Collaborative Research: Computational Models for Evaluating Long Term CO2 Storage in Saline Aquifers
The key goal of this project is to produce a prototypical computational system to accurately predict the fate of injected CO2 in conditions governed by multiphase flow, rock mechanics, multicomponent transport, thermodynamic phase behavior, chemical reactions within both the fluid and the rock, and the coupling of all these phenomena over multiple time and spatial scales. To tackle this grand challenge effort, a multidisciplinary research team has been assembled of senior researchers M. F. Wheeler, T. Arbogast, and M. Delshad of the Center for Subsurface Modeling and I. Duncan from the Bureau of Economic Geology at The University of Texas at Austin, as well as M. Parashar of the Applied Software Systems Laboratory at Rutgers University. This group has expertise in (1) applied mathematics and computational science that includes multiscale and multiphysics algorithms, solvers, uncertainty, and optimization (2) computer science that includes dynamic adaptivity, model/code couplings, and data management and transport (3) compositional modeling and CO2 injection processes and (4) CO2 demonstration sites. In each of the third and fourth years of the project, we will host a two-day workshop for high school teachers, advanced high school students, and undergraduate students with an interest in high school teaching. We will provide training in the use of a sophisticated groundwater simulator, to be used as a tool to engage and pique the interest of high schoolers, perhaps leading some to careers in mathematics, the sciences, and interdisciplinary work. In addition, two postdoctoral students and roughly two graduate students will be supported throughout the project.

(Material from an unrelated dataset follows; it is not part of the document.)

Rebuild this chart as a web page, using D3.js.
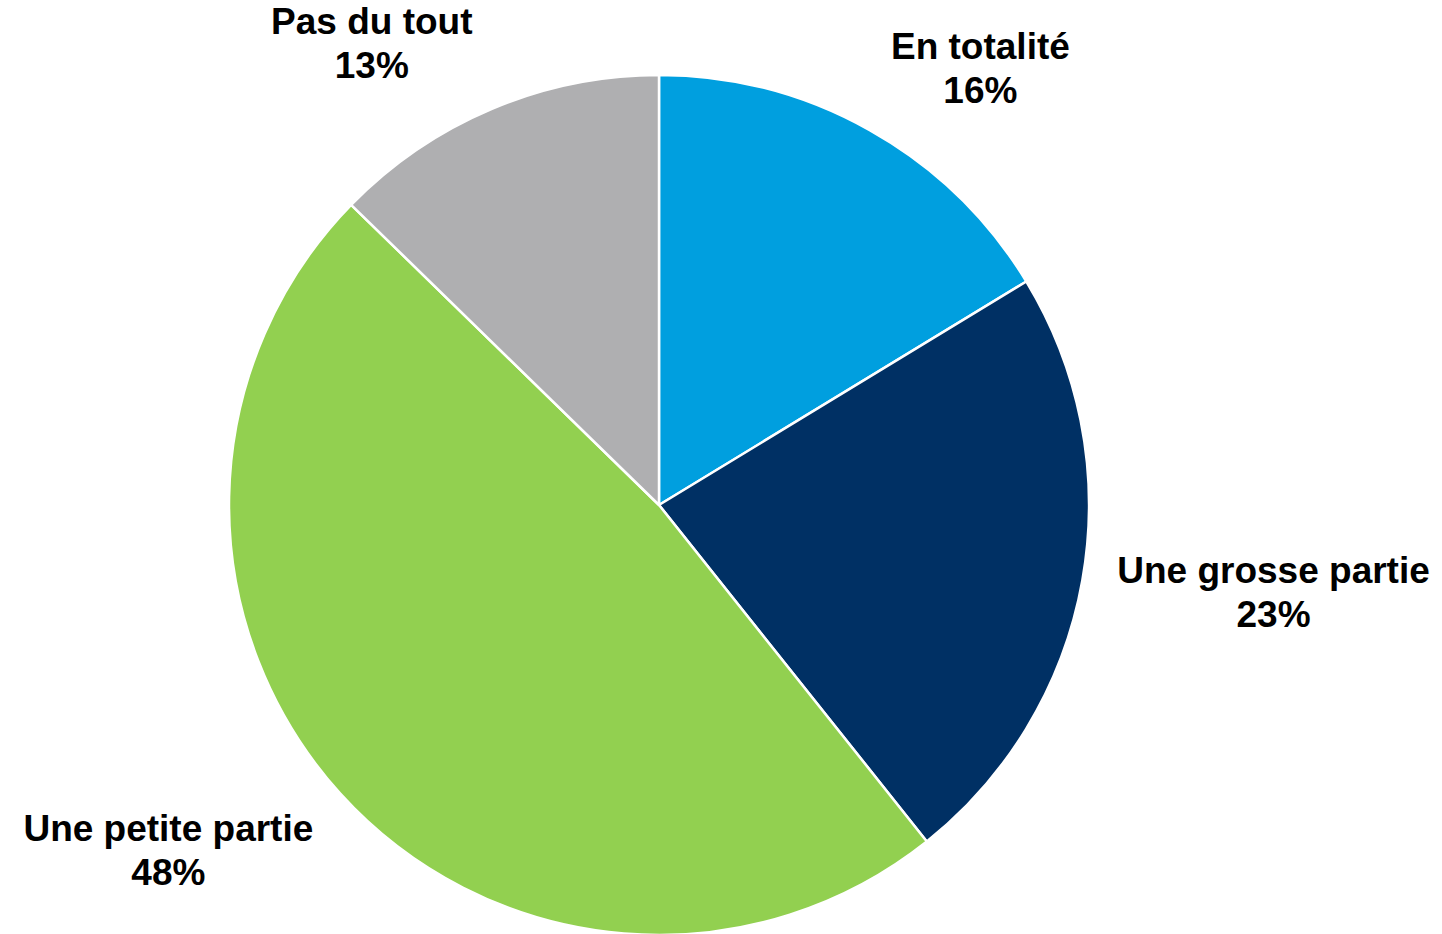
<!DOCTYPE html>
<html>
<head>
    <meta charset='utf-8'>
    <script src='https://d3js.org/d3.v7.min.js'></script>
    <title>Pie</title>
</head>
<body>
<style>
    body {
        margin: 0;
        background: #fff;
        font-family: "Liberation Sans", Arial, Helvetica, sans-serif;
    }
    .lbl {
        font-weight: bold;
        font-size: 37px;
        fill: #000;
    }
</style>
<div id='chart'></div>
<script>

    // slices, clockwise from 12 o'clock
    var categories = ['En totalité', 'Une grosse partie', 'Une petite partie', 'Pas du tout'];
    var values = [16.3, 23.0, 48.0, 12.7];
    var colors = ['#009FDF', '#003064', '#92D050', '#AFAFB1'];

    // label placement: small angle nudge (deg) like excel does
    var labelNudge = [7, -2, 7, -9];

    const W = 1442, H = 934;
    const cx = 659, cy = 505, radius = 430;
    const gap = 31, lineH = 44, fontSize = 37;
    const capH = 0.716 * fontSize;

    var svg = d3.select('#chart').append('svg')
        .attr('width', W)
        .attr('height', H);

    var g = svg.append('g')
        .attr('transform', 'translate(' + cx + ',' + cy + ')');

    var pie = d3.pie().sort(null).value(d => d.v);
    var arc = d3.arc().innerRadius(0).outerRadius(radius);

    var data = categories.map((c, i) => ({ name: c, v: values[i], color: colors[i], i: i }));
    var arcs = pie(data);

    g.selectAll('path.slice')
        .data(arcs)
        .enter().append('path')
        .attr('class', 'slice')
        .attr('d', arc)
        .attr('fill', d => d.data.color)
        .attr('stroke', '#fff')
        .attr('stroke-width', 2.5)
        .attr('stroke-linejoin', 'round');

    var fmt = d3.format('.0f');

    var labels = svg.append('g');
    arcs.forEach(function(d) {
        var t = labels.append('text').attr('class', 'lbl').attr('text-anchor', 'middle');
        var l1 = t.append('tspan').text(d.data.name);
        var l2 = t.append('tspan').text(fmt(d.data.v) + '%');
        var w = Math.max(l1.node().getComputedTextLength(), l2.node().getComputedTextLength());
        // visible block: cap of first line down to baseline of second
        var h = lineH + capH;

        var a = (d.startAngle + d.endAngle) / 2 + labelNudge[d.data.i] * Math.PI / 180;
        var s = Math.sin(a), c = Math.cos(a);
        var dist = radius + gap + Math.abs(s) * w / 2 + Math.abs(c) * h / 2;
        var x = cx + dist * s;
        var y = cy - dist * c;

        var b1 = y - h / 2 + capH;
        l1.attr('x', x).attr('y', b1);
        l2.attr('x', x).attr('y', b1 + lineH);
    });

</script>
</body>
</html>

Geologic sequestration is a proven means of permanent CO2 greenhouse gas storage, but it is difficult to design and manage such efforts. Predictive computational simulation may be the only means to account for the lack of complete characterization of the subsurface environment, the multiple scales of the various interacting processes, the large areal extent of saline aquifers, and the need for long time predictions. This proposal will investigate high fidelity multiscale and multiphysics algorithms necessary for simulation of multiphase flow and transport coupled with geochemical reactions and related mineralogy, and geomechanical deformation in porous media to predict changes in rock properties during sequestration. The work will result in a prototypical computational framework with advanced numerical algorithms and underlying technology for research in CO2 applications, which has been validated and verified against field-scale experimental tests. The multidisciplinary research team has expertise in (1) applied mathematics and computational science, (2) computer science and engineering, (3) compositional modeling and CO2 injection processes, and (4) CO2 demonstration sites. In each of the third and fourth years of the project, we will host a two-day workshop for high school teachers, advanced high school students, and undergraduate students with an interest in high school teaching. We will provide training in the use of a sophisticated groundwater simulator, to be used as a tool to engage and pique the interest of high schoolers, perhaps leading some to careers in mathematics, the sciences, and interdisciplinary work. In addition, two postdoctoral students and roughly two graduate students will be supported throughout the project.